Fronteras que separan el odio. Esa ha sido la esencia del problema desde el principio: el inmenso odio que rodeó a un pueblo, el judío. Odio que procedía de las colosales cantidades de aversión que ciertos musulmanes (solo algunos) sentían frente unos millones de judíos que defendieron su derecho a establecerse en esta tierra.
En ambos pueblos hubo individuos que trabajaron por sembrar
colaboración, entendimiento. Pero la cantidad de rabia ha sido sobreabundante.
Cualquier esfuerzo ha sido arrastrado por los sembradores de aversión.
¿Qué
solución tiene el problema? Quizá no tiene
solución porque es una inmensa cantidad de odio empeñado en perpetuarse, aunque
supusiera la propia inmolación.
Mi consejo a los gobernantes de Israel sería que hagan lo conveniente
para defenderse de los atacantes, que hagan las acciones adecuadas para que el
aparato terrorista sea desarticulado, evidentemente, con el uso de la fuerza.
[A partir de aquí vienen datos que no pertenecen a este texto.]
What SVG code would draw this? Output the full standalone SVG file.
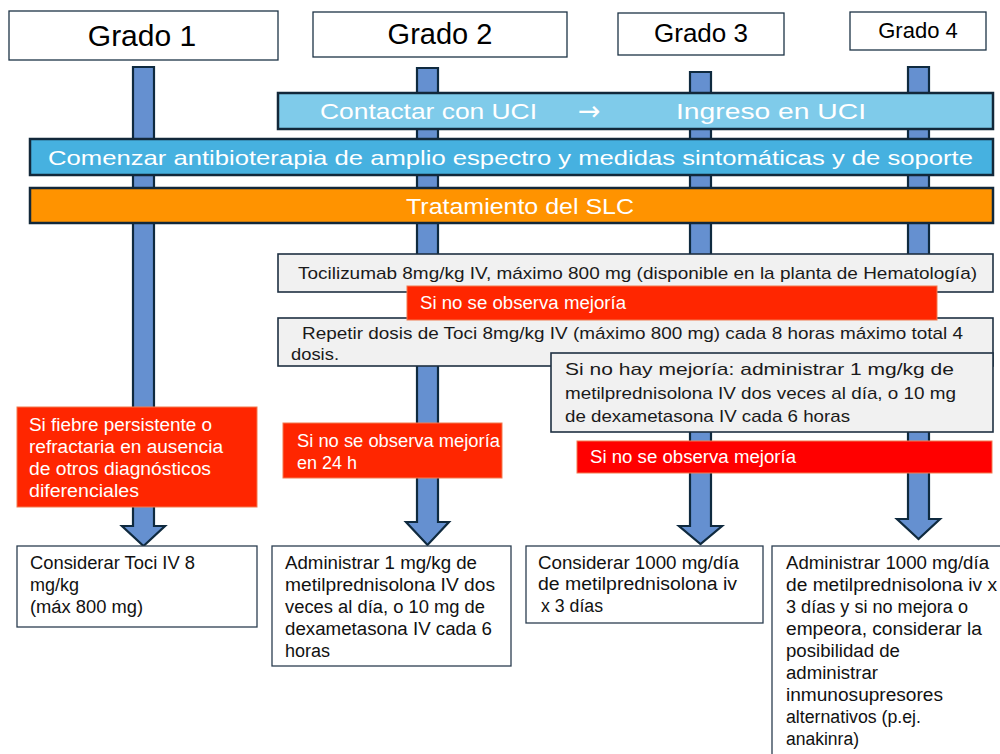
<svg xmlns="http://www.w3.org/2000/svg" width="1000" height="754" viewBox="0 0 1000 754">
  <style>
    text { font-family: "Liberation Sans", Arial, sans-serif; }
    .hdr { fill: #ffffff; stroke: #1d3346; stroke-width: 1.3; }
    .hdrt { fill: #000000; text-anchor: middle; }
    .bar { stroke: #12283a; stroke-width: 2.5; }
    .wt { fill: #ffffff; }
    .grey { fill: #f1f1f1; stroke: #1e3042; stroke-width: 1.6; }
    .dk { fill: #1a1a1a; font-size: 17px; }
    .red { fill: #ff2600; stroke: #f27a50; stroke-width: 1; }
    .redt { fill: #ffffff; font-size: 18px; }
    .out { fill: #ffffff; stroke: #2c3e50; stroke-width: 1.3; }
    .outt { fill: #111111; font-size: 18px; }
    .arrow { fill: #6590d0; stroke: #0f2a3f; stroke-width: 2.2; stroke-linejoin: miter; }
  </style>

  <!-- Block arrows running down each grade column -->
  <g id="connectors">
    <path class="arrow" d="M133,67 H154 V526 H165 L143.5,546 L122,526 H133 Z"/>
    <path class="arrow" d="M417,68 H438 V522 H449 L427.5,545 L406,522 H417 Z"/>
    <path class="arrow" d="M690,72 H711 V526 H722 L700.5,544 L679,526 H690 Z"/>
    <path class="arrow" d="M908,67 H929 V519 H940 L918.5,539 L897,519 H908 Z"/>
  </g>

  <!-- Grade headers -->
  <g id="grado1">
    <rect class="hdr" x="9" y="11" width="269" height="49"/>
    <text class="hdrt" x="142" y="46" font-size="30">Grado 1</text>
  </g>
  <g id="grado2">
    <rect class="hdr" x="313" y="12" width="254" height="45"/>
    <text class="hdrt" x="440" y="44" font-size="29">Grado 2</text>
  </g>
  <g id="grado3">
    <rect class="hdr" x="618" y="13" width="166" height="42"/>
    <text class="hdrt" x="701" y="42" font-size="26">Grado 3</text>
  </g>
  <g id="grado4">
    <rect class="hdr" x="850" y="12" width="136" height="38"/>
    <text class="hdrt" x="918" y="38" font-size="22">Grado 4</text>
  </g>

  <!-- Horizontal measure bars -->
  <g id="uci">
    <rect class="bar" x="278" y="93" width="715" height="36" fill="#7fcbea"/>
    <text class="wt" x="320" y="119" font-size="22" textLength="217" lengthAdjust="spacingAndGlyphs">Contactar con  UCI</text>
    <text class="wt" x="578" y="120" font-size="27" style="font-family: 'DejaVu Sans', sans-serif">→</text>
    <text class="wt" x="676" y="119" font-size="22" textLength="190" lengthAdjust="spacingAndGlyphs">Ingreso  en UCI</text>
  </g>
  <g id="antibioterapia">
    <rect class="bar" x="30" y="139" width="963" height="36" fill="#46b1e0"/>
    <text class="wt" x="48" y="165" font-size="21" textLength="925" lengthAdjust="spacingAndGlyphs">Comenzar antibioterapia de amplio espectro y medidas sintomáticas y de soporte</text>
  </g>
  <g id="tratamiento">
    <rect class="bar" x="30" y="188" width="963" height="35" fill="#ff9300"/>
    <text class="wt" x="406" y="214" font-size="22" textLength="228" lengthAdjust="spacingAndGlyphs">Tratamiento del SLC</text>
  </g>

  <!-- Tocilizumab sequence -->
  <g id="tocilizumab">
    <rect class="grey" x="278" y="254" width="715" height="38"/>
    <text class="dk" x="298" y="279" textLength="679" lengthAdjust="spacingAndGlyphs">Tocilizumab 8mg/kg IV, máximo 800 mg (disponible en la planta de Hematología)</text>
  </g>
  <g id="repetir">
    <rect class="grey" x="278" y="318" width="715" height="48"/>
    <text class="dk" x="302" y="339" textLength="661" lengthAdjust="spacingAndGlyphs">Repetir dosis de Toci 8mg/kg IV (máximo 800 mg) cada 8 horas máximo total  4</text>
    <text class="dk" x="291" y="360" textLength="48" lengthAdjust="spacingAndGlyphs">dosis.</text>
  </g>
  <g id="mejoria-toci">
    <rect class="red" x="407" y="286" width="530" height="34"/>
    <text class="redt" x="420" y="309" font-size="17" textLength="206" lengthAdjust="spacingAndGlyphs">Si no se observa mejoría</text>
  </g>
  <g id="corticoides">
    <rect class="grey" x="551" y="353" width="442" height="79"/>
    <text class="dk" x="565" y="375" textLength="389" lengthAdjust="spacingAndGlyphs">Si no hay mejoría: administrar 1 mg/kg de</text>
    <text class="dk" x="565" y="399" textLength="391" lengthAdjust="spacingAndGlyphs">metilprednisolona IV dos veces al día, o 10 mg</text>
    <text class="dk" x="565" y="422" textLength="285" lengthAdjust="spacingAndGlyphs">de dexametasona IV cada 6 horas</text>
  </g>

  <!-- Conditions -->
  <g id="cond-g1">
    <rect class="red" x="17" y="407" width="240" height="100"/>
    <text class="redt" x="29" y="431" textLength="183" lengthAdjust="spacingAndGlyphs">Si fiebre persistente o</text>
    <text class="redt" x="29" y="453" textLength="194" lengthAdjust="spacingAndGlyphs">refractaria en ausencia</text>
    <text class="redt" x="29" y="475" textLength="182" lengthAdjust="spacingAndGlyphs">de otros diagnósticos</text>
    <text class="redt" x="29" y="497" textLength="110" lengthAdjust="spacingAndGlyphs">diferenciales</text>
  </g>
  <g id="cond-g2">
    <rect class="red" x="283" y="423" width="219" height="55"/>
    <text class="redt" x="297" y="447" textLength="203" lengthAdjust="spacingAndGlyphs">Si no se observa mejoría</text>
    <text class="redt" x="297" y="469">en 24 h</text>
  </g>
  <g id="cond-g34">
    <rect x="577" y="441" width="415" height="32" fill="#ff0000" stroke="#f27a50" stroke-width="1"/>
    <text class="redt" x="590" y="463" textLength="206" lengthAdjust="spacingAndGlyphs">Si no se observa mejoría</text>
  </g>

  <!-- Final actions per grade -->
  <g id="accion-g1">
    <rect class="out" x="17" y="546" width="240" height="81"/>
    <text class="outt" x="30" y="569" textLength="165" lengthAdjust="spacingAndGlyphs">Considerar Toci IV 8</text>
    <text class="outt" x="30" y="591">mg/kg</text>
    <text class="outt" x="30" y="613" textLength="113" lengthAdjust="spacingAndGlyphs">(máx 800 mg)</text>
  </g>
  <g id="accion-g2">
    <rect class="out" x="272" y="546" width="239" height="120"/>
    <text class="outt" x="285" y="569" textLength="192" lengthAdjust="spacingAndGlyphs">Administrar 1 mg/kg de</text>
    <text class="outt" x="285" y="591" textLength="210" lengthAdjust="spacingAndGlyphs">metilprednisolona IV dos</text>
    <text class="outt" x="285" y="613" textLength="200" lengthAdjust="spacingAndGlyphs">veces al día, o 10 mg de</text>
    <text class="outt" x="285" y="635" textLength="207" lengthAdjust="spacingAndGlyphs">dexametasona IV cada 6</text>
    <text class="outt" x="285" y="657">horas</text>
  </g>
  <g id="accion-g3">
    <rect class="out" x="526" y="546" width="237" height="77"/>
    <text class="outt" x="538" y="569" textLength="201" lengthAdjust="spacingAndGlyphs">Considerar 1000 mg/día</text>
    <text class="outt" x="538" y="590" textLength="199" lengthAdjust="spacingAndGlyphs">de metilprednisolona iv</text>
    <text class="outt" x="541" y="612" textLength="62" lengthAdjust="spacingAndGlyphs">x 3 días</text>
  </g>
  <g id="accion-g4">
    <rect class="out" x="772" y="546" width="240" height="220"/>
    <text class="outt" x="786" y="569" textLength="203" lengthAdjust="spacingAndGlyphs">Administrar 1000 mg/día</text>
    <text class="outt" x="786" y="591" textLength="211" lengthAdjust="spacingAndGlyphs">de metilprednisolona iv x</text>
    <text class="outt" x="786" y="613" textLength="182" lengthAdjust="spacingAndGlyphs">3 días y si no mejora o</text>
    <text class="outt" x="786" y="635" textLength="196" lengthAdjust="spacingAndGlyphs">empeora, considerar la</text>
    <text class="outt" x="786" y="657" textLength="114" lengthAdjust="spacingAndGlyphs">posibilidad de</text>
    <text class="outt" x="786" y="679" textLength="92" lengthAdjust="spacingAndGlyphs">administrar</text>
    <text class="outt" x="786" y="701" textLength="157" lengthAdjust="spacingAndGlyphs">inmunosupresores</text>
    <text class="outt" x="786" y="723" textLength="135" lengthAdjust="spacingAndGlyphs">alternativos (p.ej.</text>
    <text class="outt" x="786" y="745" textLength="73" lengthAdjust="spacingAndGlyphs">anakinra)</text>
  </g>
</svg>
Ahora bien, que no vayan más allá. Que no crean que castigar a la
población civil les granjeará la seguridad del miedo. El odio cuando es tan
intenso no conoce el miedo.
Esa cantidad inmensa de aversión no tiene solución, hay que convivir con
ella. (Por supuesto que la solución es el mensaje de amor de Cristo. Pero, civilmente
hablando, no tiene solución). Israel tiene que aceptar que el odio está en
millones de personas, y que esas personas van a seguir existiendo. Por lo
tanto, aunque ahora muchos pidan mano dura, esa mano dura no puede ir más allá
de lo lícito, de lo que Dios quiere; y eso supone que lo recto, lo que atrae la
bendición de Dios es no vengarse sobre la población entera. Es más importante
lograr la bendición de Dios que cualquier otra medida que, aparentemente, es
más efectiva. Lo más efectivo es que Dios esté contento con un pueblo.